There’s also a transparency problem. The community has had to rely on reconstructed, unofficial status feeds to understand what’s happening. That lack of communication makes a bad situation worse.

The AI Slop Tsunami

Github Struggles

Here’s the one that’s personally annoying me as someone who follows open source code maintainers. The absolute flood of AI-generated pull requests and issues hitting repositories has become overwhelming.

GitHub’s own product manager put it plainly — maintainers are “dedicating substantial time to reviewing contributions that do not meet project quality standards.” These PRs often fail to follow guidelines, get abandoned shortly after submission, and are increasingly AI-generated. Read more

The deeper problem, as one Microsoft Azure engineer noted: “AI-generated PRs can look structurally fine but be logically wrong, unsafe, or interact with systems the reviewer doesn’t fully know.” Line-by-line review is still mandatory for shipped code, it just doesn’t scale anymore.

GitHub is now considering a kill switch for pull requests, letting maintainers disable PRs entirely, along with more granular contributor controls. Ironically, it’s also floating the idea of using AI to filter AI-generated submissions, which is… a choice.

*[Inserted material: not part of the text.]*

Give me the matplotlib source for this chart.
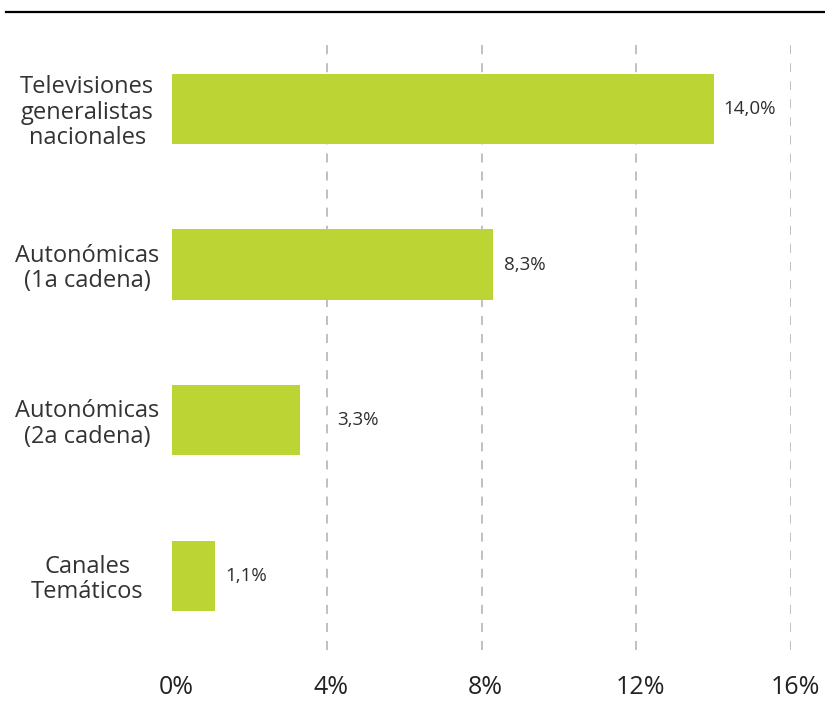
import matplotlib.pyplot as plt
import matplotlib.transforms as mtransforms

# Datos
categorias = ['Televisiones\ngeneralistas\nnacionales', 'Autonómicas\n(1a cadena)',
              'Autonómicas\n(2a cadena)', 'Canales\nTemáticos']
valores = [14.0, 8.3, 3.3, 1.1]
etiquetas = ['14,0%', '8,3%', '3,3%', '1,1%']
ticks = [0, 4, 8, 12, 16]
tick_labels = ['0%', '4%', '8%', '12%', '16%']

plt.rcParams['font.family'] = ['Open Sans', 'DejaVu Sans']

fig = plt.figure(figsize=(8.25, 7.17), dpi=100)
ax = fig.add_axes([172 / 825, 1 - 650 / 717, (791 - 172) / 825, 605 / 717])

y = list(range(len(valores)))
ax.barh(y, valores, height=0.45, color='#bcd535')
ax.set_ylim(len(valores) - 1 + 0.476, -0.41)
ax.set_xlim(0, 16)

# Etiquetas de valor (desplazamiento en puntos)
offsets = [7, 8, 27, 8]
for i, (v, t) in enumerate(zip(valores, etiquetas)):
    ax.annotate(t, (v, i), xytext=(offsets[i], 0), textcoords='offset points',
                va='center', ha='left', fontsize=13.5, color='#2e2e2e')

ax.set_xticks(ticks)
ax.set_xticklabels(tick_labels, fontsize=18, color='#222222')
ax.set_yticks(y)
ax.set_yticklabels(categorias, fontsize=17, color='#333333',
                   ha='center', multialignment='center', linespacing=1.08)
ax.tick_params(axis='y', length=0, pad=61)
ax.tick_params(axis='x', length=0, pad=18)

# las etiquetas del eje x van un poco a la derecha de la línea
desplaz = mtransforms.ScaledTranslation(3 / 72, 0, fig.dpi_scale_trans)
for lab in ax.get_xticklabels():
    lab.set_transform(lab.get_transform() + desplaz)

for t in ticks[1:]:
    ax.axvline(t, color='#b8bcc0', linestyle=(0, (5, 5)), linewidth=1.3, zorder=0)

for s in ax.spines.values():
    s.set_visible(False)

# Línea superior
fig.add_artist(plt.Line2D([6 / 825, 1], [1 - 12 / 717] * 2, color='black', linewidth=1.6))

fig.savefig('out.png', dpi=100)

And on top of this, over 29 million secrets were leaked on GitHub in 2025, with AI-assisted commits leaking credentials at roughly double the baseline rate. Source

The Azure Migration: End of an Era

The big picture context here is GitHub’s full migration to Microsoft Azure. GitHub CTO Vladimir Fedorov has essentially told teams to “delay feature work to focus on moving GitHub”, an aggressive 12-month timeline with a full exit from GitHub’s own data centers planned within two years. The capacity needed? A 30x boost.

The move is being described internally as “existential.” Microsoft’s Core AI division now has significant pull over GitHub’s direction, and the platform’s developer-first identity is — let’s be honest — quietly fading. The $7.5 billion acquisition is finally showing its true colors, seven years in.

So What Does This Mean For Developers?

GitHub isn’t going anywhere. But the platform we grew up with, scrappy, indie-feeling, dev-first, is undergoing a fundamental transformation. It’s becoming an AI platform that happens to host code, rather than a code platform that happens to have AI features.

Switching? Still painful for most teams. GitLab is the obvious alternative, but migration costs are real; pipelines, integrations, muscle memory. For now, most of us are staying put and hoping things stabilize.

But I’ll say this: if your team is still treating GitHub as an unquestionable default without thinking about resilience and vendor lock-in, now’s a good time to at least have that conversation.